ただ、いくら練習しても人間ですから、計算ミスはあります。誰だって、数学の先生だって計算ミスをします。

できる人とそうでない人の差は、犯した自分のミスに気づけるかどうかです。

おそらくみなさんも、授業に先生が黒板で計算ミスをして、「あれ、どこかで間違えたな」とかボソボソ言いながらミスを探す姿を見たことがあると思います。

たいてい自分で見つけるか、あるいはよくできる生徒が指摘するパターンもあるかと思います。いづれにせよ、数学のできる人間はミスチェックがうまいです。

 

計算ミスをしてしまったときは、どこで間違えたのか、どこまではできていたのか、よく観察して、自分でミスを見つけてください。そしてこれが何より計算力向上につながります。

計算ミスは計算力アップのチャンス!

 

 

数学は暗記?

数学が暗記科目かどうかということについては度々議論が起こります。

僕の意見としては、暗記の部分もあるし、そうでない部分もあって、1:9か2:8くらいの割合かなと思います。定義と呼ばれる部分については覚えるしかないです。

教科書の太字になっている言葉の意味だったり、sinθの定義だったり。それ以外は理解をした上で覚えます。「記憶」というふうに言った方が的確でしょうか。

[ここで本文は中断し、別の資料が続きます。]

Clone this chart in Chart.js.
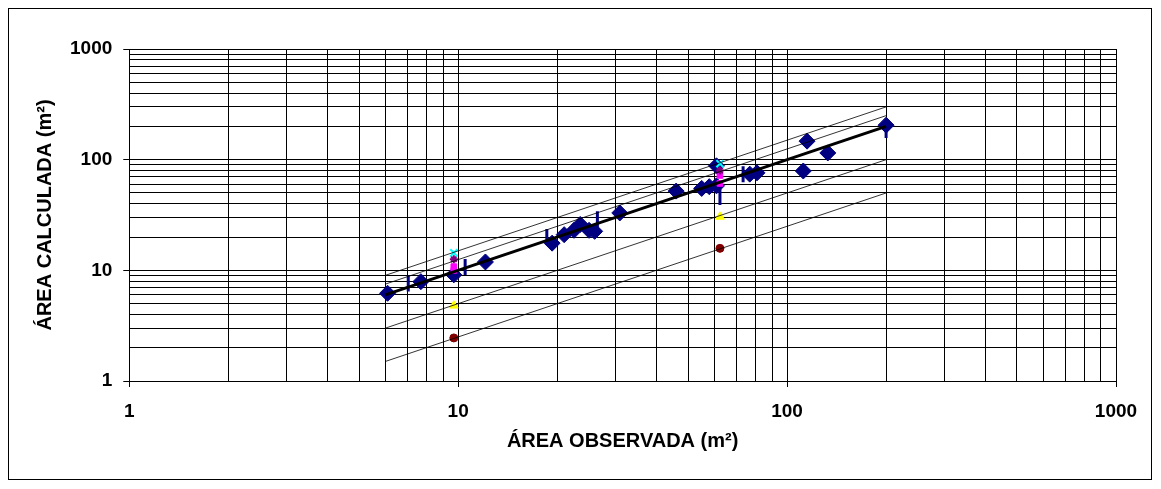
<!DOCTYPE html>
<html>
<head>
<meta charset="utf-8">
<script src="https://cdn.jsdelivr.net/npm/chart.js@4.4.1/dist/chart.umd.min.js"></script>
<style>
  html, body { margin: 0; padding: 0; background: #fff; }
  #wrap { width: 1161px; height: 489px; position: relative; }
</style>
</head>
<body>
<div id="wrap"><canvas id="chart" width="1161" height="489"></canvas></div>
<script>
// grid / tick values on both log axes
const gridValues = [1, 2, 3, 4, 5, 6, 7, 8, 9, 10, 20, 30, 40, 50, 60, 70, 80, 90,
  100, 200, 300, 400, 500, 600, 700, 800, 900, 1000];
const tickLabels = [1, 10, 100, 1000];

// observed vs calculated (navy diamonds)
const obsX = [6.1, 7.7, 9.7, 12.1, 19.3, 21, 22.5, 23.5, 25, 26, 31, 46, 55, 58, 61, 61, 77, 81, 112, 115, 133, 200];
const obsY = [6.2, 7.9, 9.1, 11.9, 17.6, 21, 23, 26, 23, 22.5, 33, 52, 55, 57, 58, 88, 74, 76, 79, 147, 115, 205];

// second method (navy vertical bars)
const barX = [7.05, 10.5, 18.6, 26.5, 62.5, 73.5, 200];
const barY = [7.6, 10.7, 20, 29, 46, 74, 185];

// estimates for the two test areas
const testX = [9.7, 62.5];
const cyanY = [14.4, 92];
const purpleY = [12.6, 80];
const magentaY = [10.8, 72];
const magenta2Y = [10.0, 61];
const yellowY = [4.8, 30.5];
const brownY = [2.45, 15.8];

// reference lines
const lineX = [6, 200];
const line100 = [6, 200];
const line150 = [9, 300];
const line125 = [7.5, 250];
const line50 = [3, 100];
const line25 = [1.5, 50];

const pts = (xs, ys) => xs.map((x, i) => ({ x: x, y: ys[i] }));

const refLine = (ys, w) => ({
  data: pts(lineX, ys),
  showLine: true,
  borderColor: '#000',
  borderWidth: w,
  pointRadius: 0
});

const marker = (xs, ys, style, color, r, bw, fill) => ({
  data: pts(xs, ys),
  showLine: false,
  pointStyle: style,
  pointRadius: r,
  pointBorderWidth: bw,
  pointBorderColor: color,
  pointBackgroundColor: fill || color
});

const frame = {
  id: 'frame',
  beforeDraw(chart) {
    const c = chart.ctx;
    c.save();
    c.fillStyle = '#fff';
    c.fillRect(0, 0, chart.width, chart.height);
    c.restore();
  },
  afterDraw(chart) {
    const c = chart.ctx;
    c.save();
    c.strokeStyle = '#000';
    c.lineWidth = 1;
    c.strokeRect(8.5, 8.5, 1143, 471);
    c.restore();
  }
};

const axis = (title, pad) => ({
  type: 'logarithmic',
  min: 1,
  max: 1000,
  afterBuildTicks(scale) {
    scale.ticks = gridValues.map(v => ({ value: v, major: tickLabels.includes(v) }));
  },
  grid: {
    color: '#000',
    lineWidth: 1,
    tickLength: 6,
    tickColor: ctx => (ctx.tick && ctx.tick.major ? '#000' : 'rgba(0,0,0,0)')
  },
  border: { display: true, color: '#000', width: 1 },
  ticks: {
    autoSkip: false,
    maxRotation: 0,
    padding: pad,
    color: '#000',
    font: { family: 'Liberation Sans, Arial', size: 19, weight: 'bold' },
    callback: v => (tickLabels.includes(v) ? String(v) : '')
  },
  title: {
    display: true,
    text: title,
    color: '#000',
    font: { family: 'Liberation Sans, Arial', size: 20, weight: 'bold' }
  }
});

const xAxis = axis('ÁREA OBSERVADA (m²)', 13.6);
xAxis.title.padding = { top: -8, bottom: 0 };
const yAxis = axis('ÁREA CALCULADA (m²)', 11);
yAxis.title.padding = { top: 8, bottom: 2 };

new Chart(document.getElementById('chart'), {
  type: 'scatter',
  data: {
    datasets: [
      refLine(line100, 3),
      refLine(line150, 0.8),
      refLine(line125, 0.8),
      refLine(line50, 0.8),
      refLine(line25, 0.8),
      marker(testX, cyanY, 'crossRot', '#00FFFF', 5, 2),
      marker(testX, purpleY, 'star', '#800080', 4, 2),
      marker(testX, magentaY, 'rect', '#FF00FF', 4, 1),
      marker(testX, magenta2Y, 'rect', '#FF00FF', 4, 1),
      marker(testX, yellowY, 'triangle', '#FFFF00', 5, 1),
      marker(testX, brownY, 'circle', '#800000', 4, 1),
      marker(obsX, obsY, 'rectRot', '#000080', 8, 1),
      Object.assign(marker(barX, barY, 'line', '#000080', 8, 3), { rotation: 90 })
    ]
  },
  options: {
    responsive: false,
    animation: false,
    layout: { padding: { left: 25, right: 45, top: 49, bottom: 36 } },
    plugins: { legend: { display: false }, tooltip: { enabled: false } },
    scales: { x: xAxis, y: yAxis }
  },
  plugins: [frame]
});
</script>
</body>
</html>
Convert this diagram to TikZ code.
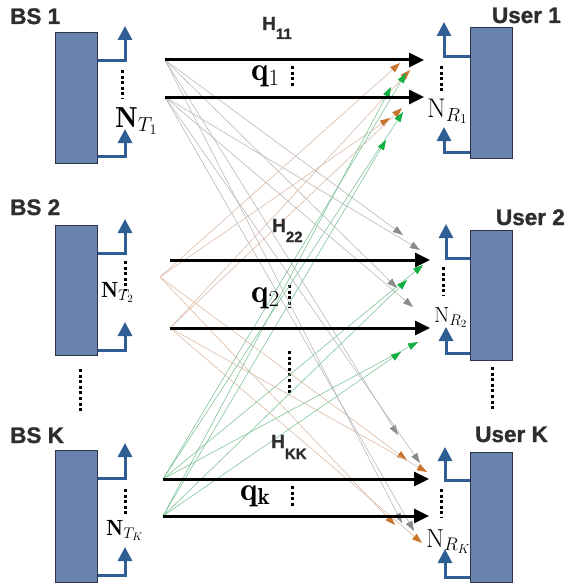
\RequirePackage{fix-cm}
\documentclass[tikz,border=0pt]{standalone}
\usepackage{fontspec}
\newfontfamily\labfont{Liberation Sans}[BoldFeatures={FakeBold=1.2}]
\usetikzlibrary{arrows.meta}
\definecolor{boxblue}{HTML}{6983AF}
\definecolor{boxedge}{HTML}{2B3448}
\definecolor{antblue}{HTML}{2E5E94}
\definecolor{labgray}{HTML}{2E2E2E}
\definecolor{linegray}{HTML}{B8B8B8}
\definecolor{headgray}{HTML}{8C8C8C}
\definecolor{lineorange}{HTML}{DDBBA6}
\definecolor{headorange}{HTML}{C8742E}
\definecolor{linegreen}{HTML}{80C49A}
\definecolor{headgreen}{HTML}{12B042}
\tikzset{
 box/.style={draw=boxedge, fill=boxblue, line width=1pt, minimum width=42pt, inner sep=0pt},
 ant/.style={draw=antblue, line width=3pt, line join=miter, -{Triangle[length=14pt,width=14pt]}},
 mainarr/.style={draw=black, line width=3pt, -{Triangle[length=15pt,width=14pt]}},
 vdots/.style={line width=3pt, dash pattern=on 3pt off 2.6pt},
 grayl/.style={draw=linegray, line width=0.6pt, -{Triangle[length=10pt,width=7pt,color=headgray]}},
 orangel/.style={draw=lineorange, line width=0.6pt, -{Triangle[length=10pt,width=7pt,color=headorange]}},
 greenl/.style={draw=linegreen, line width=0.6pt, -{Triangle[length=10pt,width=7pt,color=headgreen]}},
 lbl/.style={text=labgray, inner sep=0pt, font=\labfont\bfseries\fontsize{22.5}{22}\selectfont},
 hlab/.style={text=labgray, inner sep=0pt, font=\labfont\bfseries\fontsize{19}{19}\selectfont},
 mlab/.style={inner sep=0pt, anchor=base west},
}
\begin{document}
\begin{tikzpicture}[x=1pt,y=-1pt]
\useasboundingbox (0,0) rectangle (566,586);
% titles
\node[lbl, anchor=base west] (bs1l) at (10,24) {BS 1};
\node[lbl, anchor=base west] (bs2l) at (10,215) {BS 2};
\node[lbl, anchor=base west] (bskl) at (10,443) {BS K};
\node[lbl, anchor=base east] (u1l) at (561,23) {User 1};
\node[lbl, anchor=base east] (u2l) at (565,225) {User 2};
\node[lbl, anchor=base east] (ukl) at (548,442) {User K};
% boxes
\node[box, minimum height=130pt] (bs1) at (76,98) {};
\node[box, minimum height=130pt] (bs2) at (76,290) {};
\node[box, minimum height=132pt] (bsk) at (76,516) {};
\node[box, minimum height=130pt] (u1) at (491,93) {};
\node[box, minimum height=130pt] (u2) at (491,295) {};
\node[box, minimum height=130pt] (uk) at (491,517) {};
% BS antennas
\coordinate (b1c1) at (125,61);  \coordinate (b1t1) at (125,26);
\coordinate (b1c2) at (125,156); \coordinate (b1t2) at (125,129);
\coordinate (b2c1) at (125,253); \coordinate (b2t1) at (125,219);
\coordinate (b2c2) at (125,350); \coordinate (b2t2) at (125,322);
\coordinate (bkc1) at (125,478); \coordinate (bkt1) at (125,443);
\coordinate (bkc2) at (125,575); \coordinate (bkt2) at (125,547);
\draw[ant] (bs1.east |- b1c1) -- (b1c1) -- (b1t1);
\draw[ant] (bs1.east |- b1c2) -- (b1c2) -- (b1t2);
\draw[ant] (bs2.east |- b2c1) -- (b2c1) -- (b2t1);
\draw[ant] (bs2.east |- b2c2) -- (b2c2) -- (b2t2);
\draw[ant] (bsk.east |- bkc1) -- (bkc1) -- (bkt1);
\draw[ant] (bsk.east |- bkc2) -- (bkc2) -- (bkt2);
% user antennas
\coordinate (u1c1) at (444,57);  \coordinate (u1t1) at (444,22);
\coordinate (u1c2) at (444,152); \coordinate (u1t2) at (444,127);
\coordinate (u2c1) at (446,258); \coordinate (u2t1) at (446,224);
\coordinate (u2c2) at (446,353); \coordinate (u2t2) at (446,327);
\coordinate (ukc1) at (445,480); \coordinate (ukt1) at (445,447);
\coordinate (ukc2) at (445,577); \coordinate (ukt2) at (445,549);
\draw[ant] (u1.west |- u1c1) -- (u1c1) -- (u1t1);
\draw[ant] (u1.west |- u1c2) -- (u1c2) -- (u1t2);
\draw[ant] (u2.west |- u2c1) -- (u2c1) -- (u2t1);
\draw[ant] (u2.west |- u2c2) -- (u2c2) -- (u2t2);
\draw[ant] (uk.west |- ukc1) -- (ukc1) -- (ukt1);
\draw[ant] (uk.west |- ukc2) -- (ukc2) -- (ukt2);
% vertical dots
\coordinate (d1a) at (122,70);  \coordinate (d1b) at (122,99);
\coordinate (d2a) at (125,261); \coordinate (d2b) at (125,291);
\coordinate (dka) at (125,489); \coordinate (dkb) at (125,516);
\coordinate (e1a) at (441,66);  \coordinate (e1b) at (441,94);
\coordinate (e2a) at (443,267); \coordinate (e2b) at (443,296);
\coordinate (eka) at (441,489); \coordinate (ekb) at (441,518);
\coordinate (lda) at (80,369);  \coordinate (ldb) at (80,411);
\coordinate (rda) at (492,367); \coordinate (rdb) at (492,411);
\coordinate (mda) at (289,351); \coordinate (mdb) at (289,394);
\coordinate (q1a) at (292,66);  \coordinate (q1b) at (292,88);
\coordinate (q2a) at (289,285); \coordinate (q2b) at (289,308);
\coordinate (qka) at (292,486); \coordinate (qkb) at (292,508);
\foreach \a/\b in {d1a/d1b,d2a/d2b,dka/dkb,e1a/e1b,e2a/e2b,eka/ekb,lda/ldb,rda/rdb,mda/mdb,q1a/q1b,q2a/q2b,qka/qkb}
  \draw[vdots] (\a) -- (\b);
% sources
\coordinate (s11) at (165,60);  \coordinate (s12) at (165,97);
\coordinate (s21) at (160,277); \coordinate (s22) at (170,328);
\coordinate (s21m) at (170,260);
\coordinate (sk1) at (163,479); \coordinate (sk2) at (163,516);
% targets
\coordinate (r1a) at (400,63);  \coordinate (r1b) at (410,70);
\coordinate (r1c) at (402,108); \coordinate (r1d) at (390,118);
\coordinate (r1e) at (406,73);  \coordinate (r1f) at (391,87);
\coordinate (r1g) at (403,112); \coordinate (r1h) at (386,140);
\coordinate (r2a) at (403,235); \coordinate (r2b) at (420,250);
\coordinate (r2c) at (397,288); \coordinate (r2d) at (413,307);
\coordinate (r2e) at (423,265); \coordinate (r2f) at (407,280);
\coordinate (r2g) at (418,342); \coordinate (r2h) at (401,352);
\coordinate (rka) at (398,435); \coordinate (rkb) at (420,463);
\coordinate (rkc) at (402,523); \coordinate (rkd) at (414,531);
\coordinate (rke) at (407,460); \coordinate (rkf) at (427,472);
\coordinate (rkg) at (395,525); \coordinate (rkh) at (422,543);
% cross links
\foreach \s/\t in {s11/r2a,s11/r2c,s12/r2b,s12/r2d,s11/rka,s11/rkc,s12/rkb,s12/rkd}
  \draw[grayl] (\s) -- (\t);
\foreach \s/\t in {s21/r1a,s21/r1d,s22/r1b,s22/r1c,s21/rke,s21/rkg,s22/rkf,s22/rkh}
  \draw[orangel] (\s) -- (\t);
\foreach \s/\t in {sk1/r1e,sk1/r1g,sk2/r1f,sk2/r1h,sk1/r2e,sk1/r2g,sk2/r2f,sk2/r2h}
  \draw[greenl] (\s) -- (\t);
% main links
\coordinate (m11) at (424,60);  \coordinate (m12) at (424,97);
\coordinate (m21) at (430,260); \coordinate (m22) at (430,328);
\coordinate (mk1) at (429,479); \coordinate (mk2) at (429,516);
\draw[mainarr] (s11) -- (m11);
\draw[mainarr] (s12) -- (m12);
\draw[mainarr] (s21m) -- (m21);
\draw[mainarr] (s22) -- (m22);
\draw[mainarr] (sk1) -- (mk1);
\draw[mainarr] (sk2) -- (mk2);
% H labels
\node[hlab, anchor=base west] (h11) at (262,30) {H\raisebox{-9pt}{\fontsize{15}{15}\selectfont 11}};
\node[hlab, anchor=base west] (h22) at (272,232) {H\raisebox{-10pt}{\fontsize{15}{15}\selectfont 22}};
\node[hlab, anchor=base west] (hkk) at (271,448) {H\raisebox{-11pt}{\fontsize{15}{15}\selectfont KK}};
% q labels
\node[mlab, font=\fontsize{33}{33}\selectfont] (q1) at (251,81) {$\mathbf{q}_{1}$};
\node[mlab, font=\fontsize{33}{33}\selectfont] (q2) at (251,302) {$\mathbf{q}_{2}$};
\node[mlab, font=\fontsize{33}{33}\selectfont] (qk) at (240,500) {$\mathbf{q}_{\mathbf{k}}$};
% N labels
\node[mlab, font=\fontsize{29}{29}\selectfont] (nt1) at (115,127) {$\mathbf{N}_{T_1}$};
\node[mlab, font=\fontsize{22}{22}\selectfont] (nt2) at (101,297) {$\mathbf{N}_{T_2}$};
\node[mlab, font=\fontsize{22}{22}\selectfont] (ntk) at (106,535) {$\mathbf{N}_{T_K}$};
\node[mlab, font=\fontsize{27}{27}\selectfont] (nr1) at (427,117) {$\mathrm{N}_{R_1}$};
\node[mlab, font=\fontsize{22}{22}\selectfont] (nr2) at (434,322) {$\mathrm{N}_{R_2}$};
\node[mlab, font=\fontsize{26}{26}\selectfont] (nrk) at (426,547) {$\mathrm{N}_{R_K}$};
\end{tikzpicture}
\end{document}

数学では、○○の定理、△△の公式、などがたくさん出てきますが、これらはなぜそれが成り立つのか証明ができますし、わざわざ覚えなくても導くことができます。

僕が数学が割と得意だったのは、暗記する部分が少なく、定理や公式は使いたいときに導いていたからです。(暗記は苦手なので、社会とかは苦手でした)

試験が終わると生徒から「あの公式忘れちゃって解けませんでした」という声がよく聞こえますが、公式は覚えようとしてはいけないのです。覚えるように努力するのではなく、導けるように練習するのです。この方向性の違い、わかりますよね!

 

数学が苦手な人は、暗記すべきことを頑張って理解しようとしていたり、簡単に導ける定理や公式を暗記しようとしていたり、取り組み方の方向性を間違えてしまっていることが往々にしてあります。とってももったいない。

例えば、三角関数にはたくさんの公式が出てきますが、覚えるのは加法定理だけでいいんです。他の公式はすべて加法定理から導けます。

もう一度言います。

「暗記すべきこと」と、「理解した上で記憶すること」を区別せよ!

 

上記の中には、他の教科にも通用することもありますが、数学には数学の勉強法があります。基礎を繰り返す、じっくり考えるなどがよく言われますが、どっちも時間がかかりますよね。特に高校生は忙しいですから、できるだけ効率よく勉強する必要があります。今回紹介した勉強法を取り入れ、これまでとは違ったアプローチができたら、確固たる数学力が身につくはずです。